ROME (JTA) — Rita Levi Montalcini, the oldest living winner of the Nobel Prize, turned 100 years old.
A ceremony Wednesday at Rome’s Campidoglio City Hall culminated nearly a week of high-profile events marking her centenary, including meetings with Italy’s political and intellectual elite and a special scientific conference on brain research.
As part of the events, Italian authorities announced millions of dollars worth of funding for a program named in Levi Montalcini’s honor that will help young Italian scientists return from abroad to continue their research in Italian institutions.
"This cannot please me more," Levi-Montalcini said, "because my 100 years are linked to scientific research."
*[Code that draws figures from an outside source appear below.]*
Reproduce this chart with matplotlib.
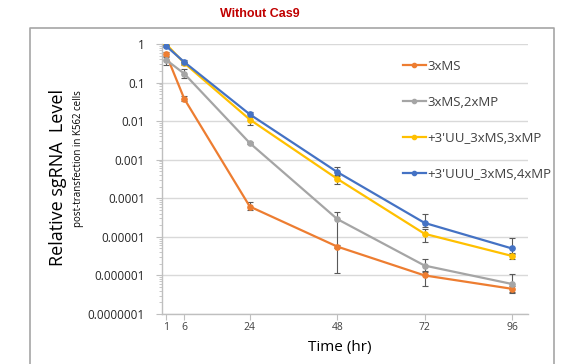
import matplotlib
matplotlib.use("Agg")
import matplotlib.pyplot as plt
from matplotlib.lines import Line2D
from matplotlib.ticker import FixedLocator, FixedFormatter, LogLocator, NullFormatter

plt.rcParams['font.family'] = ['Open Sans', 'DejaVu Sans']

# 시간 (hr)
hours = [1, 6, 24, 48, 72, 96]

labels = ["3xMS", "3xMS,2xMP", "+3'UU_3xMS,3xMP", "+3'UUU_3xMS,4xMP"]
colors = ["#ED7D31", "#A5A5A5", "#FFC000", "#4472C4"]

ms3 = [0.55, 0.038, 6.1e-5, 5.6e-6, 1.0e-6, 4.5e-7]
ms3_mp2 = [0.39, 0.17, 0.0027, 2.9e-5, 1.8e-6, 6.0e-7]
uu_ms3_mp3 = [1.0, 0.32, 0.011, 3.2e-4, 1.2e-5, 3.2e-6]
uuu_ms3_mp4 = [0.89, 0.34, 0.015, 4.8e-4, 2.3e-5, 5.0e-6]

# 오차 막대 하한/상한 (절대값)
ms3_lo = [0.48, 0.033, 5.0e-5, 5.0e-6, 5.2e-7, 3.8e-7]
ms3_hi = [0.62, 0.044, 8.0e-5, 6.2e-6, 1.3e-6, 5.2e-7]
ms3_mp2_lo = [0.28, 0.13, 0.0025, 1.15e-6, 1.2e-6, 3.5e-7]
ms3_mp2_hi = [0.45, 0.22, 0.0029, 4.5e-5, 2.7e-6, 1.1e-6]
uu_lo = [0.95, 0.29, 0.008, 2.3e-4, 7.3e-6, 2.6e-6]
uu_hi = [1.05, 0.35, 0.013, 3.8e-4, 1.6e-5, 3.8e-6]
uuu_lo = [0.85, 0.30, 0.013, 4.0e-4, 1.8e-5, 3.5e-6]
uuu_hi = [0.93, 0.38, 0.017, 6.4e-4, 4.0e-5, 9.6e-6]

series = [ms3, ms3_mp2, uu_ms3_mp3, uuu_ms3_mp4]
lows = [ms3_lo, ms3_mp2_lo, uu_lo, uuu_lo]
highs = [ms3_hi, ms3_mp2_hi, uu_hi, uuu_hi]

ytick_vals = [1, 0.1, 0.01, 0.001, 0.0001, 0.00001, 0.000001, 0.0000001]
ytick_labels = ["1", "0.1", "0.01", "0.001", "0.0001", "0.00001", "0.000001", "0.0000001"]

AXIS_COLOR = "#BFBFBF"
GRID_COLOR = "#D9D9D9"
ERR_COLOR = "#595959"

fig = plt.figure(figsize=(5.67, 3.64), dpi=100)
ax = fig.add_axes([162.4 / 567, 1 - 314 / 364, (528 - 162.4) / 567, 270 / 364])

handles = []
for vals, lo, hi, col, lab in zip(series, lows, highs, colors, labels):
    err = [[v - l for v, l in zip(vals, lo)], [h - v for v, h in zip(vals, hi)]]
    ax.errorbar(hours, vals, yerr=err, fmt="none", ecolor=ERR_COLOR,
                elinewidth=0.8, capsize=2, capthick=0.8, zorder=2)
    line, = ax.plot(hours, vals, color=col, lw=1.6, marker="o", ms=3.8,
                    label=lab, zorder=3)
    handles.append(line)

ax.set_yscale("log")
ax.set_ylim(1e-7, 1)
ax.set_xlim(0, 100.4)
ax.yaxis.set_major_locator(FixedLocator(ytick_vals))
ax.yaxis.set_major_formatter(FixedFormatter(ytick_labels))
ax.yaxis.set_minor_locator(LogLocator(base=10, subs=range(2, 10), numticks=20))
ax.yaxis.set_minor_formatter(NullFormatter())
ax.set_xticks(hours)
ax.set_xticklabels([str(h) for h in hours])

ax.grid(axis="y", which="major", color=GRID_COLOR, lw=1)
ax.set_axisbelow(True)
for side in ("top", "right"):
    ax.spines[side].set_visible(False)
for side in ("left", "bottom"):
    ax.spines[side].set_color(AXIS_COLOR)
    ax.spines[side].set_linewidth(1)

ax.tick_params(axis="y", which="major", length=4, color=AXIS_COLOR, pad=8.5,
               labelsize=8.5, labelcolor="#262626")
ax.tick_params(axis="y", which="minor", length=2.5, color=AXIS_COLOR)
ax.tick_params(axis="x", length=4, color=AXIS_COLOR, pad=2,
               labelsize=7.5, labelcolor="#404040")

ax.legend(handles=handles, loc="upper left", bbox_to_anchor=(0.639, 0.967),
          frameon=False, fontsize=9.5, borderpad=0, labelspacing=1.75,
          handlelength=1.75, handletextpad=0.1, markerscale=0.8,
          labelcolor="#404040")

fig.text(260 / 567, 1 - 14 / 364, "Without Cas9", ha="center", va="center",
         color="#C00000", fontsize=9, fontweight="bold",
         family=["Liberation Sans", "DejaVu Sans"])
fig.text(58 / 567, 1 - 178 / 364, "Relative sgRNA  Level", rotation=90,
         ha="center", va="center", fontsize=13, color="#000000")
fig.text(78 / 567, 1 - 159 / 364, "post-transfection in K562 cells", rotation=90,
         ha="center", va="center", fontsize=7, color="#000000")
fig.text(340 / 567, 1 - 348 / 364, "Time (hr)", ha="center", va="center",
         fontsize=11, color="#000000")

# 차트 테두리 (Excel 차트 영역)
frame_x = [30 / 567, 30 / 567, 554 / 567, 554 / 567]
frame_y = [0, 1 - 28 / 364, 1 - 28 / 364, 0]
fig.add_artist(Line2D(frame_x, frame_y, transform=fig.transFigure,
                      color="#A6A6A6", lw=1.2))

fig.savefig("out.png", dpi=100)
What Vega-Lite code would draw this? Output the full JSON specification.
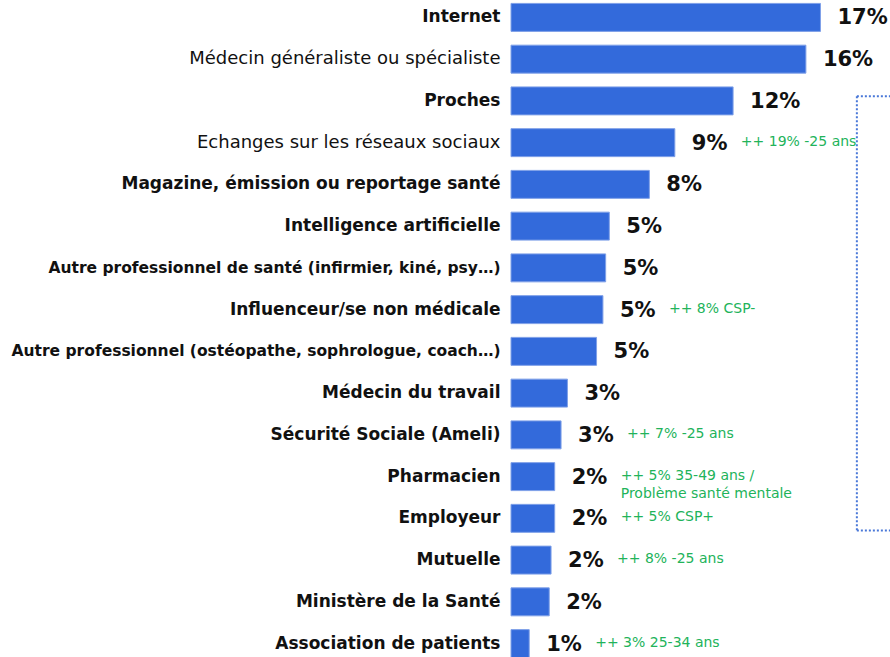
{
  "$schema": "https://vega.github.io/schema/vega-lite/v6.json",
  "autosize": {"type": "none"},
  "width": 379,
  "height": 655,
  "padding": {"left": 511, "top": 3, "right": 0, "bottom": 0},
  "background": "white",
  "config": {"view": {"stroke": null}, "font": "DejaVu Sans"},
  "datasets": {
    "bars": [
      {"label": "Internet", "value": 17.0, "pct": "17%", "note": ""},
      {"label": "Médecin généraliste ou spécialiste", "value": 16.2, "pct": "16%", "note": ""},
      {"label": "Proches", "value": 12.2, "pct": "12%", "note": ""},
      {"label": "Echanges sur les réseaux sociaux", "value": 9.0, "pct": "9%", "note": "++ 19% -25 ans"},
      {"label": "Magazine, émission ou reportage santé", "value": 7.6, "pct": "8%", "note": ""},
      {"label": "Intelligence artificielle", "value": 5.4, "pct": "5%", "note": ""},
      {"label": "Autre professionnel de santé (infirmier, kiné, psy…)", "value": 5.2, "pct": "5%", "note": ""},
      {"label": "Influenceur/se non médicale", "value": 5.05, "pct": "5%", "note": "++ 8% CSP-"},
      {"label": "Autre professionnel (ostéopathe, sophrologue, coach…)", "value": 4.7, "pct": "5%", "note": ""},
      {"label": "Médecin du travail", "value": 3.1, "pct": "3%", "note": ""},
      {"label": "Sécurité Sociale (Ameli)", "value": 2.75, "pct": "3%", "note": "++ 7% -25 ans"},
      {"label": "Pharmacien", "value": 2.4, "pct": "2%", "note": "++ 5% 35-49 ans /|Problème santé mentale"},
      {"label": "Employeur", "value": 2.4, "pct": "2%", "note": "++ 5% CSP+"},
      {"label": "Mutuelle", "value": 2.2, "pct": "2%", "note": "++ 8% -25 ans"},
      {"label": "Ministère de la Santé", "value": 2.1, "pct": "2%", "note": ""},
      {"label": "Association de patients", "value": 1.0, "pct": "1%", "note": "++ 3% 25-34 ans"}
    ],
    "boxside": [
      {"label": "Proches", "label2": "Employeur", "x": 19.0}
    ],
    "boxtop": [
      {"label": "Proches", "x": 19.0, "x2": 22.0}
    ],
    "boxbottom": [
      {"label": "Employeur", "x": 19.0, "x2": 22.0}
    ]
  },
  "layer": [
    {
      "data": {"name": "bars"},
      "mark": {"type": "bar", "color": "#336ADB", "stroke": "#7FA0E8", "strokeWidth": 1},
      "encoding": {
        "y": {
          "field": "label", "type": "nominal", "sort": null,
          "scale": {"paddingInner": 0.33, "paddingOuter": 0.01},
          "axis": {
            "title": null, "domain": false, "ticks": false, "labelPadding": 11,
            "labelColor": "#111111", "labelLimit": 520,
            "labelFontSize": {
              "condition": [
                {"test": "indexof(datum.value, 'Autre professionnel') == 0", "value": 15.5},
                {"test": "indexof(['Echanges sur les réseaux sociaux', 'Médecin généraliste ou spécialiste'], datum.value) >= 0", "value": 18}
              ],
              "value": 17
            },
            "labelFontWeight": {
              "condition": {"test": "indexof(['Echanges sur les réseaux sociaux', 'Médecin généraliste ou spécialiste'], datum.value) >= 0", "value": "normal"},
              "value": "bold"
            }
          }
        },
        "x": {"field": "value", "type": "quantitative", "scale": {"domain": [0, 20.82], "nice": false, "zero": true}, "axis": null}
      }
    },
    {
      "data": {"name": "bars"},
      "mark": {"type": "text", "align": "left", "baseline": "middle", "dx": 17, "dy": 1, "fontSize": 21, "fontWeight": "bold", "color": "#111111"},
      "encoding": {
        "y": {"field": "label", "type": "nominal", "sort": null},
        "x": {"field": "value", "type": "quantitative"},
        "text": {"field": "pct"}
      }
    },
    {
      "data": {"name": "bars"},
      "mark": {"type": "text", "align": "left", "baseline": "top", "dx": 66, "dy": -8, "fontSize": 14, "color": "#22B35A", "lineBreak": "|", "lineHeight": 18},
      "encoding": {
        "y": {"field": "label", "type": "nominal", "sort": null},
        "x": {"field": "value", "type": "quantitative"},
        "text": {"field": "note"}
      }
    },
    {
      "data": {"name": "boxside"},
      "mark": {"type": "rule", "color": "#4A78D8", "strokeWidth": 2, "strokeDash": [2, 2]},
      "encoding": {
        "y": {"field": "label", "type": "nominal", "sort": null, "bandPosition": 0.33},
        "y2": {"field": "label2", "bandPosition": 0.93},
        "x": {"field": "x", "type": "quantitative"}
      }
    },
    {
      "data": {"name": "boxtop"},
      "mark": {"type": "rule", "color": "#4A78D8", "strokeWidth": 2, "strokeDash": [2, 2]},
      "encoding": {
        "y": {"field": "label", "type": "nominal", "sort": null, "bandPosition": 0.33},
        "x": {"field": "x", "type": "quantitative"},
        "x2": {"field": "x2"}
      }
    },
    {
      "data": {"name": "boxbottom"},
      "mark": {"type": "rule", "color": "#4A78D8", "strokeWidth": 2, "strokeDash": [2, 2]},
      "encoding": {
        "y": {"field": "label", "type": "nominal", "sort": null, "bandPosition": 0.93},
        "x": {"field": "x", "type": "quantitative"},
        "x2": {"field": "x2"}
      }
    }
  ]
}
Levi-Montalcini, who never married, was born to a Jewish family in Turin in 1909. She was forced to leave the university because of the fascist anti-Semitic laws in the late 1930s, and her family hid during World War II. She continued to carry out research in a makeshift lab set up in her bedroom.
After the war Levi-Montalcini moved to the United States, where she lived for 30 years. In 1986 she shared the Nobel Prize for Medicine with Stanley Cohen. In 2001 she was named Senator for Life, one of Italy’s highest civic honors.
She still conducts neuro-scientific research and heads the Levi-Montalcini Foundation, which she established to help African women.